WHAT IS EXPECTED: The lines from the top of the material below through the line containing "plt.rcParams['font.family'] = ['Noto" are to be printed exactly, with pictures omitted.

INFORMATION SUPPLIED:
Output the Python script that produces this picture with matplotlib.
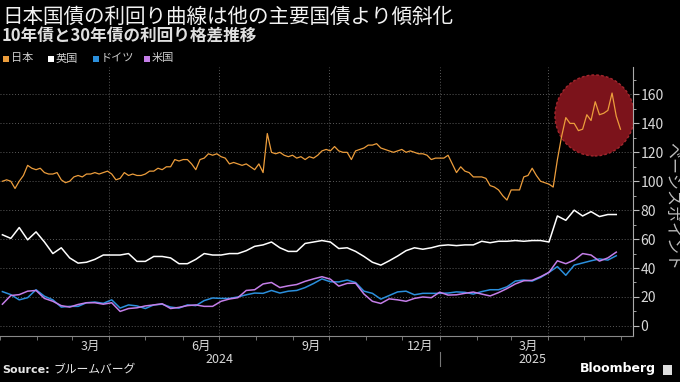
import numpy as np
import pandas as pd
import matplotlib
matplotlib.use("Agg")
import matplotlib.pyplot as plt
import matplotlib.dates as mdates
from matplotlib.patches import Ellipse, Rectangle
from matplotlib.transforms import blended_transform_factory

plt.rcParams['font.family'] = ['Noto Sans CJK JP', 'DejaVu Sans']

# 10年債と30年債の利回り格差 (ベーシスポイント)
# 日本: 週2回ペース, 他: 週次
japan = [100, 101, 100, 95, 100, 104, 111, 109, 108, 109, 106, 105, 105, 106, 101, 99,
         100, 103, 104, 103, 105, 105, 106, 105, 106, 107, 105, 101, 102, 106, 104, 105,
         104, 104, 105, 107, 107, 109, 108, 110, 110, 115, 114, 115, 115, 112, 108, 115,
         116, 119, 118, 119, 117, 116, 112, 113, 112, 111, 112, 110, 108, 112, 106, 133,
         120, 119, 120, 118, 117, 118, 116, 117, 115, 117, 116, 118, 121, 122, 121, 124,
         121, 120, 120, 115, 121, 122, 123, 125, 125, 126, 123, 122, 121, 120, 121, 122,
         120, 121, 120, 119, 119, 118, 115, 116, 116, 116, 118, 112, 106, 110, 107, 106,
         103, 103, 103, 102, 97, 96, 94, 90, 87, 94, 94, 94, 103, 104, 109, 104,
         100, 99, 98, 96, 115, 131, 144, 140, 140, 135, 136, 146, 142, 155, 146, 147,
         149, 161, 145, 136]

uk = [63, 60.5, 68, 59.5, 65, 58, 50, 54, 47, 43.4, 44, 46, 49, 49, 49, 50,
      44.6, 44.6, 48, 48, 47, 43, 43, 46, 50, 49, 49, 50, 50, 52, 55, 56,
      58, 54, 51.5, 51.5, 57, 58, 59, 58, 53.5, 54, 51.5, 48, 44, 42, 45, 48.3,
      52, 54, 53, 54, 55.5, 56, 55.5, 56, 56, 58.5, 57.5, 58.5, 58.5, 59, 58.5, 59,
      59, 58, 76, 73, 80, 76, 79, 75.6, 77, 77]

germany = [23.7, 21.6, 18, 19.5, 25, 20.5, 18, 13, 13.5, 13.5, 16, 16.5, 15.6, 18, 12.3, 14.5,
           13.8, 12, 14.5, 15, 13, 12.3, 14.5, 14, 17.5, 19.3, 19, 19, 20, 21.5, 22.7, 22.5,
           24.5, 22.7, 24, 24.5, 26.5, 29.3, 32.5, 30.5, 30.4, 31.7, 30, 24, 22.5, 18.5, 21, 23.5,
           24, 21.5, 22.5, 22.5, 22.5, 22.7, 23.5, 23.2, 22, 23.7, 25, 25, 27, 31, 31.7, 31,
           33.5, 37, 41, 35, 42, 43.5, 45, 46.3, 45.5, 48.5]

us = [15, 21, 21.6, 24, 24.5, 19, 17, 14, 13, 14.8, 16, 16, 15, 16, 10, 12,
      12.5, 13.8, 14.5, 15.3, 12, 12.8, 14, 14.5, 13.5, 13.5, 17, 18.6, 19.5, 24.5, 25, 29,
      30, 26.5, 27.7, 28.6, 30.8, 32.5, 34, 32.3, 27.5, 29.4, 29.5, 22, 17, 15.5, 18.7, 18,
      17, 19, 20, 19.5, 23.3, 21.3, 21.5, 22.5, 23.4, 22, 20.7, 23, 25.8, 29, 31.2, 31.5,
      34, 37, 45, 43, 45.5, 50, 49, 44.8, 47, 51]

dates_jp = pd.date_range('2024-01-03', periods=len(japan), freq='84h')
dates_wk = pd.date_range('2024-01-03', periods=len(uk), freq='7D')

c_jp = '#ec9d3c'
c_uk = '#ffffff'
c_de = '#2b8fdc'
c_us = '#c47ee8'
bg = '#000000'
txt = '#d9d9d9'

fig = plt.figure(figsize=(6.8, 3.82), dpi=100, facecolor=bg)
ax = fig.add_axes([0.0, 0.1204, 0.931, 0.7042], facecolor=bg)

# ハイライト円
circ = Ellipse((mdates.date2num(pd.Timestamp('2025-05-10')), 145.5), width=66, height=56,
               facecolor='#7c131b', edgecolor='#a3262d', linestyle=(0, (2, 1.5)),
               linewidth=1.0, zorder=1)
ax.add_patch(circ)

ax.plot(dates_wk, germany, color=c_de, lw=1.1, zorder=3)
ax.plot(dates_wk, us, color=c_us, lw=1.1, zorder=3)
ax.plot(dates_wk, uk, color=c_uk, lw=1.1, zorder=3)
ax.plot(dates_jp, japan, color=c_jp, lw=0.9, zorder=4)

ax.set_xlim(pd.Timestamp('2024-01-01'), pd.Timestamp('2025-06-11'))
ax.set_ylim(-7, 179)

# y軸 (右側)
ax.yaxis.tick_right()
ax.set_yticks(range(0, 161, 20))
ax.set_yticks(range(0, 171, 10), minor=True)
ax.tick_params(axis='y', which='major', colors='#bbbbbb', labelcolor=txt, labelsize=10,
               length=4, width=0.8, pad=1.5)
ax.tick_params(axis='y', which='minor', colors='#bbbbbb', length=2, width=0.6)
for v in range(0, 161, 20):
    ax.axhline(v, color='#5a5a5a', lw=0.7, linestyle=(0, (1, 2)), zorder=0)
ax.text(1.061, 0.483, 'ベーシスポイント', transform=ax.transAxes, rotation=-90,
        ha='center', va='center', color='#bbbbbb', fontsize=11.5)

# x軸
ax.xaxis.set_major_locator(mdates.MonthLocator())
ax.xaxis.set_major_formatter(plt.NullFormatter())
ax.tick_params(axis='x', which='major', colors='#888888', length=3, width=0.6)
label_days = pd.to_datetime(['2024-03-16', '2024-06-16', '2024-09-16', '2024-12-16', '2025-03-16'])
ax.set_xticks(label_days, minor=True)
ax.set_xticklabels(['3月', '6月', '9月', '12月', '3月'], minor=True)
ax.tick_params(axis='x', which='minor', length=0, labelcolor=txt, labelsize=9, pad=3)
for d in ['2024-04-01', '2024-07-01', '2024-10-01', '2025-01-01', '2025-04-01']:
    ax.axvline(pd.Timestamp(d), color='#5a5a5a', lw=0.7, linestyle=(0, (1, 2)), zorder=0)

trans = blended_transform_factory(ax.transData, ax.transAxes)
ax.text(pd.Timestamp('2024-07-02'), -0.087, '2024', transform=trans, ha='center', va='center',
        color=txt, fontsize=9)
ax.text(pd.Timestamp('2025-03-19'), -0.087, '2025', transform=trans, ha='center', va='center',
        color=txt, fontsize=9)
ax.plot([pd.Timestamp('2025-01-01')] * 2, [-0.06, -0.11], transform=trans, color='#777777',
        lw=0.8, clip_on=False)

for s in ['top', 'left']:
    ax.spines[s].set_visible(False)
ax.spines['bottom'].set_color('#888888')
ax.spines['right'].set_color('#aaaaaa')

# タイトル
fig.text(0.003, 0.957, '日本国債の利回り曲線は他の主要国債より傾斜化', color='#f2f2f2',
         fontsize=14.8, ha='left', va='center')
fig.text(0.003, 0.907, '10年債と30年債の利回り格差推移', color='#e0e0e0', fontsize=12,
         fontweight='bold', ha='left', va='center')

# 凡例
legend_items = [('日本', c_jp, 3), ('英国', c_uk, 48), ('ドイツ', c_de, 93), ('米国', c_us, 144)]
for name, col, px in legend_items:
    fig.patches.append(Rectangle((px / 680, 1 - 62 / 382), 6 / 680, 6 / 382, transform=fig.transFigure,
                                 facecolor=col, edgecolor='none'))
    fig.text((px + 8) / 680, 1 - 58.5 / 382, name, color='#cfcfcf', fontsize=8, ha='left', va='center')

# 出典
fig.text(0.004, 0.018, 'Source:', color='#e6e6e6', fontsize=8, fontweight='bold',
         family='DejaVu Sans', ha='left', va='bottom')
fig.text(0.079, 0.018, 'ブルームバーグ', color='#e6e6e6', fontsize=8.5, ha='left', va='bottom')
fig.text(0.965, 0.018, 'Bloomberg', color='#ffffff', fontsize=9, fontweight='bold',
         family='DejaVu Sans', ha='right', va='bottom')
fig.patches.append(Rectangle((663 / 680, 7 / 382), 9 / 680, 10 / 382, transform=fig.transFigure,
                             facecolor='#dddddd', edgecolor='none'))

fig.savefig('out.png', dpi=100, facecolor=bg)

SOLVED PROBLEM:
Output the Python script that produces this picture with matplotlib.
import numpy as np
import pandas as pd
import matplotlib
matplotlib.use("Agg")
import matplotlib.pyplot as plt
import matplotlib.dates as mdates
from matplotlib.patches import Ellipse, Rectangle
from matplotlib.transforms import blended_transform_factory

plt.rcParams['font.family'] = ['Noto Sans CJK JP', 'DejaVu Sans']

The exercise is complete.